The music! That is, the words themselves. I started out as a poet, and I’ve been singing from an early age in choirs or small groups, and that’s all influenced how I use and respond to language. There’s music in a balanced sentence, in the way the words bounce off each other, that tells me I’ve chosen the right ones.

Everything else builds on that, whether the sensory details of a description or the flash and dazzle of a conversation; the hero’s awareness of the weight of the sword in his hand or the giddy realization that he’s in love. When I’m reading, those are the passages that make me stop and read them out loud just for the feel of the words in my mouth. When I’m not sure about a sentence or a paragraph of my own, I always read it aloud and listen for the stumbling places, and don’t move on until I’m content with the sound as well as the meaning. Oh yes, the meaning too. There’s a story going on here, and characters to meet. The words may sing and dance, but are they doing their job? If not, if I have to cut them away and put them in a box, I will. Tough love.

Speaking of characters, what do you do to make your characters both believable and interesting to the reader?

Story is why we pick up a book, but the characters are why we read it. A plot isn’t events, it’s people reacting to events. If you don’t believe in the characters, you probably won’t buy any of the rest. I think what makes a character come to life is the little, often secret things—skills or beliefs or events in their past-- that even their friends may not know.

In The Dragon Ring, for example, ex-pat Ben Harper is the star of a popular reality show on British television, who practically grew up at the Renaissance Faires in California. In King’s Raven (coming this Christmas),  Miss Susan Pickering, a perfectly sensible Victorian spinster struggling to manage on her own, keeps a sketch book in her handbag and a photographic memory in her head. I can’t plan those things. In general, I’m completely unaware of them until the character comes up and says Hey! Look at this! In some cases, those details turn out to be critical to the story—and what a happy surprise that is! Other times, they’re more or less incidental, though never irrelevant. Either way, those details are what sets one blue-eyed hero apart from another, and helps to make him real.
  

Without asking ‘where do you get your ideas”, can you tell us about the inspiration for your latest book, The Dragon Ring?

This is actually kind of a funny story, if you know my friend Ari. Ari is a college professor, a brilliant scholar and folklorist, a devoted husband and father, and a gifted writer with a devastating wit. Also, I’ve known him a very long time. Well, I’d wanted to tackle NaNoWriMo (National Novel Writing Month) for some time, and was racking my brain for a starting point. Then late one night in a hotel room in the middle of nowhere, a question popped into my head: “What if Ari had to solve a mystery?” That tickled me so much I knew it was the start of a great idea—but still only the start. For one thing, there had to be a puzzle worthy of his talents. And there had to be something precious at stake to be worthy of his time.
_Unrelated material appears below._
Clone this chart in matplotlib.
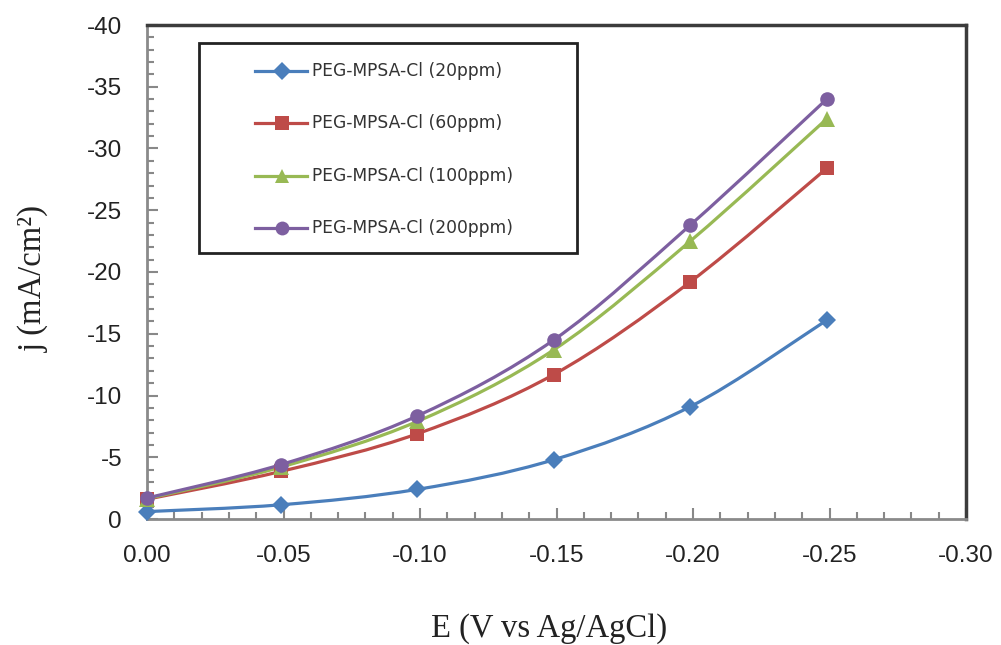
import matplotlib
matplotlib.use("Agg")
import matplotlib.pyplot as plt
import numpy as np
from matplotlib.path import Path
from matplotlib.patches import PathPatch, Rectangle
from matplotlib.lines import Line2D
from matplotlib.ticker import FixedLocator, FixedFormatter, MultipleLocator

# Potential (V vs Ag/AgCl)
potential = [0.0, -0.049, -0.099, -0.149, -0.199, -0.249]

# Current density (mA/cm^2) for each additive concentration
j_20ppm = [-0.6, -1.15, -2.4, -4.8, -9.1, -16.1]
j_60ppm = [-1.6, -3.85, -6.9, -11.7, -19.2, -28.4]
j_100ppm = [-1.65, -4.2, -7.9, -13.7, -22.5, -32.4]
j_200ppm = [-1.7, -4.4, -8.35, -14.5, -23.8, -34.0]

series_labels = ["PEG-MPSA-Cl (20ppm)", "PEG-MPSA-Cl (60ppm)",
                 "PEG-MPSA-Cl (100ppm)", "PEG-MPSA-Cl (200ppm)"]
series_colors = ["#4A7EBB", "#BE4B48", "#98B954", "#7D5FA0"]
series_markers = ["D", "s", "^", "o"]
marker_sizes = [9.5, 10.5, 11, 10.5]

x_ticks = [0.0, -0.05, -0.10, -0.15, -0.20, -0.25, -0.30]
x_tick_labels = ["0.00", "-0.05", "-0.10", "-0.15", "-0.20", "-0.25", "-0.30"]
y_ticks = [0, -5, -10, -15, -20, -25, -30, -35, -40]
y_tick_labels = ["0", "-5", "-10", "-15", "-20", "-25", "-30", "-35", "-40"]


def smooth_path(xs, ys):
    """Cubic Bezier path through the points (Catmull-Rom style smoothing)."""
    pts = np.column_stack([xs, ys]).astype(float)
    n = len(pts)
    verts = [pts[0]]
    codes = [Path.MOVETO]
    for i in range(n - 1):
        p0 = pts[i - 1] if i > 0 else pts[i]
        p1 = pts[i]
        p2 = pts[i + 1]
        p3 = pts[i + 2] if i + 2 < n else pts[i + 1]
        c1 = p1 + (p2 - p0) / 6.0
        c2 = p2 - (p3 - p1) / 6.0
        verts += [c1, c2, p2]
        codes += [Path.CURVE4] * 3
    return Path(verts, codes)


W, H = 1001, 645
fig = plt.figure(figsize=(W / 100, H / 100), dpi=100)
ax = fig.add_axes([147 / W, 1 - 519 / H, (966 - 147) / W, (519 - 25) / H])

LW = 2.3
all_series = [j_20ppm, j_60ppm, j_100ppm, j_200ppm]
for vals, col, mk, ms in zip(all_series, series_colors, series_markers, marker_sizes):
    ax.add_patch(PathPatch(smooth_path(potential, vals), fill=False,
                           edgecolor=col, lw=LW, zorder=3, capstyle="round"))
    ax.plot(potential, vals, linestyle="none", marker=mk, ms=ms, color=col,
            markeredgecolor=col, markeredgewidth=0, zorder=4, clip_on=False)

ax.set_xlim(0, -0.30)
ax.set_ylim(0, -40)

ax.xaxis.set_major_locator(FixedLocator(x_ticks))
ax.xaxis.set_major_formatter(FixedFormatter(x_tick_labels))
ax.xaxis.set_minor_locator(MultipleLocator(0.01))
ax.yaxis.set_major_locator(FixedLocator(y_ticks))
ax.yaxis.set_major_formatter(FixedFormatter(y_tick_labels))
ax.yaxis.set_minor_locator(MultipleLocator(1))

for lbl in ax.get_xticklabels() + ax.get_yticklabels():
    lbl.set_fontfamily("Liberation Sans")
    lbl.set_fontsize(17.5)
    lbl.set_color("#222222")

ax.tick_params(axis="both", which="major", direction="in", length=8,
               width=1.5, color="#888888")
ax.tick_params(axis="both", which="minor", direction="in", length=5,
               width=1.5, color="#888888")
ax.tick_params(axis="x", which="major", pad=19)
ax.tick_params(axis="y", which="major", pad=18)

for side in ("left", "bottom"):
    ax.spines[side].set_color("#8a8a8a")
    ax.spines[side].set_linewidth(2.0)
for side in ("top", "right"):
    ax.spines[side].set_color("#3c3c3c")
    ax.spines[side].set_linewidth(2.5)

ax.set_xlabel("E (V vs Ag/AgCl)", fontfamily="Liberation Serif", fontsize=23.5,
              color="#222222", ha="center", va="center")
ax.xaxis.set_label_coords(549 / W, 1 - 629 / H, transform=fig.transFigure)
ax.set_ylabel("j (mA/cm²)", fontfamily="Liberation Serif", fontsize=23.5,
              color="#222222", ha="center", va="center")
ax.yaxis.set_label_coords(33 / W, 1 - 279 / H, transform=fig.transFigure)

# Legend frame
fig.add_artist(Rectangle((199 / W, 1 - 253 / H), (577 - 199) / W, (253 - 43) / H,
                         transform=fig.transFigure, fill=False,
                         edgecolor="#222222", lw=2.0, zorder=5))

# Legend entries
row_y = [70.5, 123, 176, 228.5]
for y, lab, col, mk, ms in zip(row_y, series_labels, series_colors,
                               series_markers, marker_sizes):
    fy = 1 - y / H
    fig.add_artist(Line2D([255 / W, 307 / W], [fy, fy], transform=fig.transFigure,
                          color=col, lw=LW, zorder=6))
    fig.add_artist(Line2D([282 / W], [fy], transform=fig.transFigure,
                          color=col, marker=mk, ms=ms * 0.95,
                          markeredgewidth=0, zorder=7))
    fig.text(312 / W, fy, lab, fontfamily="DejaVu Sans", fontsize=12.3,
             color="#333333", ha="left", va="center", zorder=7)

fig.savefig("out.png", dpi=100, facecolor="white")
And being Ari, myth and folklore would be central, and that led me straight down the road to fair Elfland. I stayed up all night filling up the last blank pages in an old spiral with the questions I always ask and sketching in possible answers until something like a plot started to come together. Of course, it all came out quite different as the story plan developed, but the idea of a clever, charming hero who was also a family man was where it all began.
  

What do you find most interesting about setting a story set in the past?

A lot of the historical writers I know would probably say it’s historical events, but the big events are too big to me, and I tend to shy away from them. When a story idea starts to form, it always has a historical setting, but it’s the place, times, and peoples themselves that I find fascinating. So I dig up letters, inventories, wills, landscape and costume pictures, as well as street maps and floor plans. The minutiae of everyday life shows me people who find their challenges on days when the world isn’t violently changing around them. When their world intersects with Faerie, the characters meet those challenges in unexpected ways. And there’s my story

There are exceptions, of course. The central historical point in The Dragon Ring is a meeting between King Alfred and a Viking war leader called Guthrum. The meeting actually took place, though the details are vague—perfect for fiction. One thing we do know, as I discovered while I was in the planning phase, is that they swore an oath on a “holy ring”. And that was the key to everything.

I understand you do a lot of research for your books, but when I read a novel, I want a good story not a history lesson. How do you handle that?

As a reader, I hate authors who over-explain. The trick is to provide a sensory impression of place and time without burying the story in mere facts. I want you to feel like you’ve really been there with Ben and Raven, not like there’s going to be a quiz later. Mind you, I’m fussy about accuracy in the fine details as well as the broad generalities. I want to know how houses were furnished, the kitchen tools they used, and the way they spoke to their children and servants as well as to their lovers—and all these things change over time. The better handle I have on those details, the easier it is to decide what to use and what to leave aside. The more comfortable I feel in, say, Elizabethan London, the easier it is to just tell the story and let the details fall into place just as you would in a contemporary setting.